A picture taken March 10, 2016 shows an apache helicopter firing during military exercises in Hafr al-Batin, 500 kilometers northeast of the Saudi Capital Riyadh on March 10, 2016. ©AFP

A surge in purchasing weapons by Saudi Arabia helped push global arms sales up more than 10 percent last year, according to annual Global Defense Trade Report. 

The consulting company, IHS Inc., in its Global Defense Trade Report published Sunday noted that arms imports by the Persian Gulf region’s Arab monarchy jumped from USD 6 billion in 2014 to USD 9.3 billion in 2015.

According to Ben Moores, a senior defense analyst at IHS who wrote the report, Saudi Arabia’s weapons purchases last year included Eurofighter Typhoon jets, F-15 warplanes and Apache helicopters, as well as precision-guided weapons, drones and surveillance equipment. 

"The combined value of Saudi Arabia and the United Arab Emirates' defense imports is more than all of Western Europe's defense imports combined,” Moores said, adding, "Saudi Arabia's imports grew from six billion US dollars to 9.3 billion US dollars , an increase that is three times that of the entire sub-Saharan Africa market." 

The report, which examines the defense market across 65 countries, said the arms market jumped to USD 65 billion in 2015, up by USD 6.6 billion from 2014, and is expected to hit USD 69 billion in 2016. 

Moores noted that the United States, Britain and some other Western countries have largely benefited from the arms exports to the troubled Mideast region, adding, "The US, Canada, France and the UK are the main exporters of defense equipment to the Middle East and beneficiaries of this spending boom."

According to the figures released by the Campaign Against Arms Trade (CAAT) NGO in early January, the UK licensed the sales of over eight billion dollars of military hardware to Saudi Arabia since British Prime Minister David Cameron took office in May 2010.

The US and its allies have been under pressure to halt arms sales to Saudi Arabia which faces massive criticism from the international community for launching a violent war against the impoverished Yemen, its growing number of beheading and other forms of execution, cracking down on political dissidents and the most stunning atrocity of the mass execution of Shia cleric, Sheikh Nimr al-Nimr, and 46 other people.

In October last year, during an interview with the UK’s Channel 4, Cameron suggested that London’s “relationship” with Saudi Arabia supersedes its human rights record.

A recent report by the UN holds Riyadh responsible for 60 percent of child deaths and injuries in Yemen last Year.

A Yemeni child stands outside the family house which was destroyed several months ago in an airstrike by Saudi Arabia at a slum in the Yemeni capital Sana'a, on March 12, 2016. (AFP photo)

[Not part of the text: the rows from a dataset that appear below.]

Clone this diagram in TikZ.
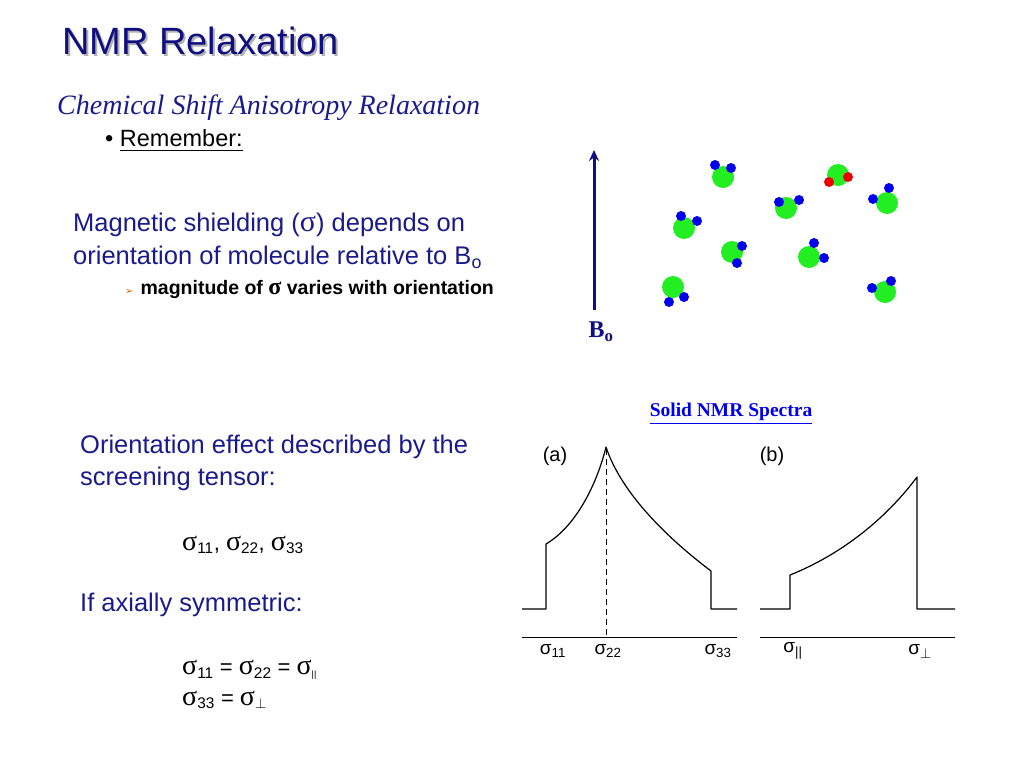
\documentclass[tikz,border=0pt]{standalone}
\usepackage{amsmath}
\usepackage{fontspec}
\usetikzlibrary{arrows.meta}
\setmainfont{Liberation Sans}
\newfontfamily\serif{Liberation Serif}
\newfontfamily\dv{DejaVu Sans}
\definecolor{tblue}{HTML}{1A1A8C}
\definecolor{navy}{HTML}{0F0F80}
\definecolor{gr}{HTML}{22EE22}
\definecolor{bl}{HTML}{0000EE}
\definecolor{rd}{HTML}{EE0000}
\newcommand{\sg}{{\serif\fontsize{28}{30}\selectfont σ}}
\tikzset{txt/.style={anchor=west,inner sep=0pt,text=tblue,font=\fontsize{25.5}{30}\selectfont},
 frm/.style={anchor=west,inner sep=0pt,font=\fontsize{22}{26}\selectfont},
 sig/.style={inner sep=0pt,font=\fontsize{19}{22}\selectfont},
 spec/.style={line width=1.2pt,line join=round}}
\begin{document}
\begin{tikzpicture}[x=1pt,y=-1pt]
\useasboundingbox (0,0) rectangle (1024,768);
% title
\node[anchor=west,inner sep=0pt,text=gray!60,font=\fontsize{38}{44}\selectfont] at (64,43) {NMR Relaxation};
\node[anchor=west,inner sep=0pt,text=navy,font=\fontsize{38}{44}\selectfont] (title) at (62,41) {NMR Relaxation};
\node[anchor=west,inner sep=0pt,text=tblue,font=\serif\itshape\fontsize{28}{32}\selectfont] (sub) at (57,108) {Chemical Shift Anisotropy Relaxation};
\node[anchor=west,inner sep=0pt,font=\fontsize{23.5}{28}\selectfont] (rem) at (105,141) {• \underline{Remember:}};
\node[txt] (m1) at (73,225) {Magnetic shielding ({\serif\fontsize{30}{30}\selectfont σ}) depends on};
\node[txt] (m2) at (73,257) {orientation of molecule relative to B\textsubscript{o}};
\node[anchor=west,inner sep=0pt,font=\bfseries\fontsize{19.5}{23}\selectfont] (mag) at (125,289) {{\dv\color{orange!80!black}\fontsize{10}{11}\selectfont ➢}\hspace{7pt}magnitude of {\serif\bfseries\fontsize{24}{24}\selectfont σ} varies with orientation};
% B arrow
\coordinate (b0) at (594,310);
\coordinate (b1) at (594,150);
\draw[navy,line width=3pt,-{Stealth[length=11pt,width=10pt]}] (b0) -- (b1);
\node[text=navy,font=\serif\bfseries\fontsize{24}{28}\selectfont,inner sep=0pt] (B) at (601,332) {B\textsubscript{o}};
% molecules
\foreach \gx/\gy/\ax/\ay/\bx/\by in {723/177/715/165/731/168, 786/208/779/202/799/200, 887/203/873/199/889/188, 684/228/681/216/697/221, 732/252/742/246/737/263, 809/257/814/243/824/258, 673/287/684/297/669/302, 885/292/872/288/891/281}{
 \fill[gr] (\gx,\gy) circle (11);
 \fill[bl] (\ax,\ay) circle (5);
 \fill[bl] (\bx,\by) circle (5);
}
\fill[gr] (838,175) circle (11);
\fill[rd] (829,182) circle (5);
\fill[rd] (848,177) circle (5);
% lower text
\node[txt] (o1) at (80,447) {Orientation effect described by the};
\node[txt] (o2) at (80,479) {screening tensor:};
\node[frm] (s1) at (182,545) {\sg\textsubscript{11}, \sg\textsubscript{22}, \sg\textsubscript{33}};
\node[txt] (ax) at (80,605) {If axially symmetric:};
\node[frm] (e1) at (182,670) {\sg\textsubscript{11} = \sg\textsubscript{22} = \sg\textsubscript{\fontsize{9}{10}\selectfont ||}};
\node[frm] (e2) at (182,700) {\sg\textsubscript{33} = \sg\textsubscript{$\perp$}};
% spectra
\node[font=\serif\bfseries\fontsize{19.5}{23}\selectfont,text=bl,inner sep=0pt] (sol) at (731,414) {\underline{Solid NMR Spectra}};
\node[font=\fontsize{20}{24}\selectfont,inner sep=0pt] (la) at (555,456) {(a)};
\node[font=\fontsize{20}{24}\selectfont,inner sep=0pt] (lb) at (772,456) {(b)};
\draw[spec] (522,609) -- (546,609) -- (546,544) .. controls (578,525) and (598,480) .. (606,447)
 .. controls (622,495) and (670,540) .. (711,571) -- (711,609) -- (737,609);
\draw[line width=1pt,dash pattern=on 6pt off 4pt] (606,449) -- (606,637);
\draw[line width=1pt] (522,637) -- (737,637);
\draw[spec] (760,609) -- (790,609) -- (790,575) .. controls (840,555) and (885,520) .. (917,477) -- (917,609) -- (955,609);
\draw[line width=1pt] (760,637) -- (955,637);
\node[sig] at (553,651) {σ\textsubscript{11}};
\node[sig] at (608,651) {σ\textsubscript{22}};
\node[sig] at (718,651) {σ\textsubscript{33}};
\node[sig] at (793,651) {σ\textsubscript{||}};
\node[sig] at (920,651) {σ\textsubscript{$\perp$}};
\end{tikzpicture}
\end{document}
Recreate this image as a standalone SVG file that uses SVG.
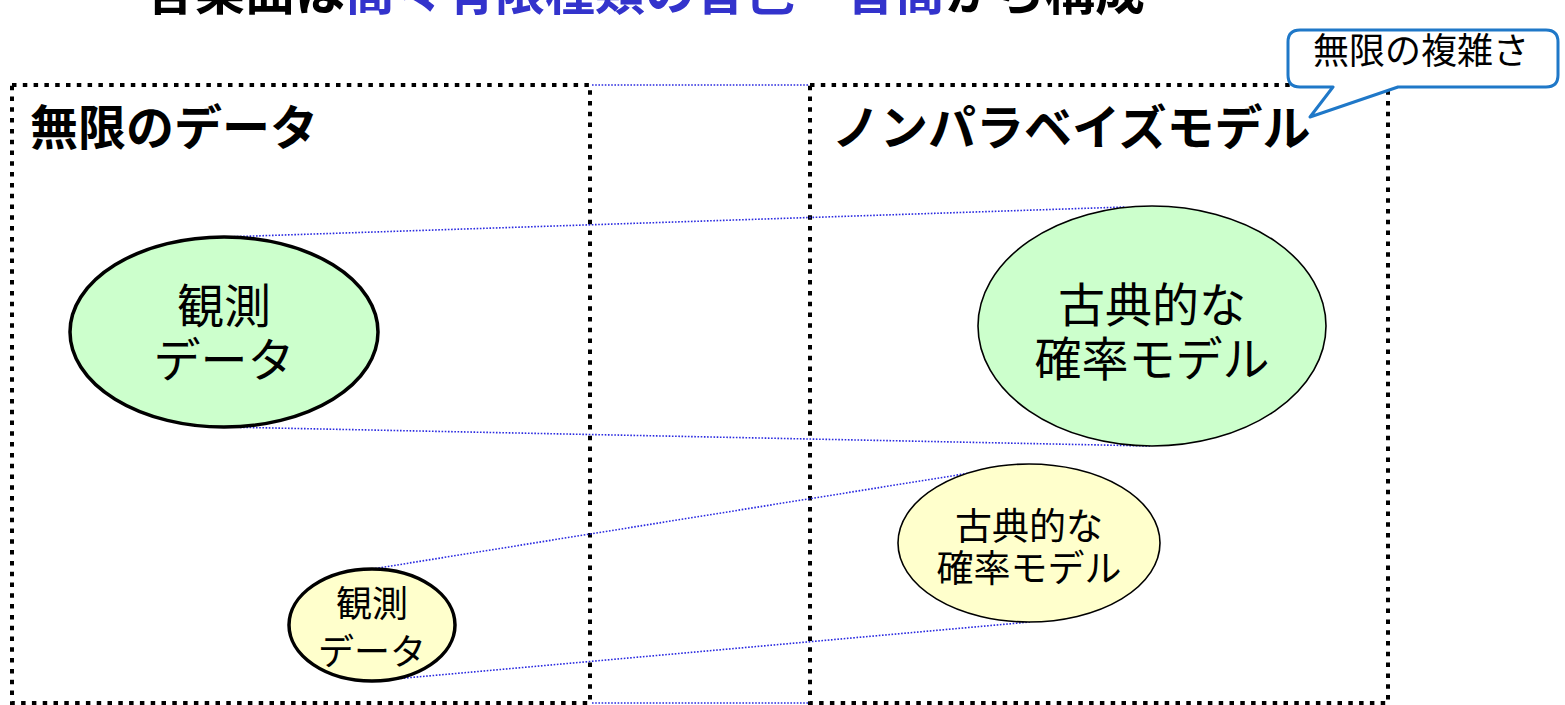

The report attributed 510 child deaths and 667 injuries to Saudi aggression in Yemen.

More than 9,400 people have been killed and at least 16,000 others injured in Yemen since last March, when Saudi Arabia launched its military aggression against the country.

Riyadh has been backed by Egypt, Morocco, Jordan, the United Arab Emirates, Sudan, Kuwait, Qatar and Bahrain in the military campaign.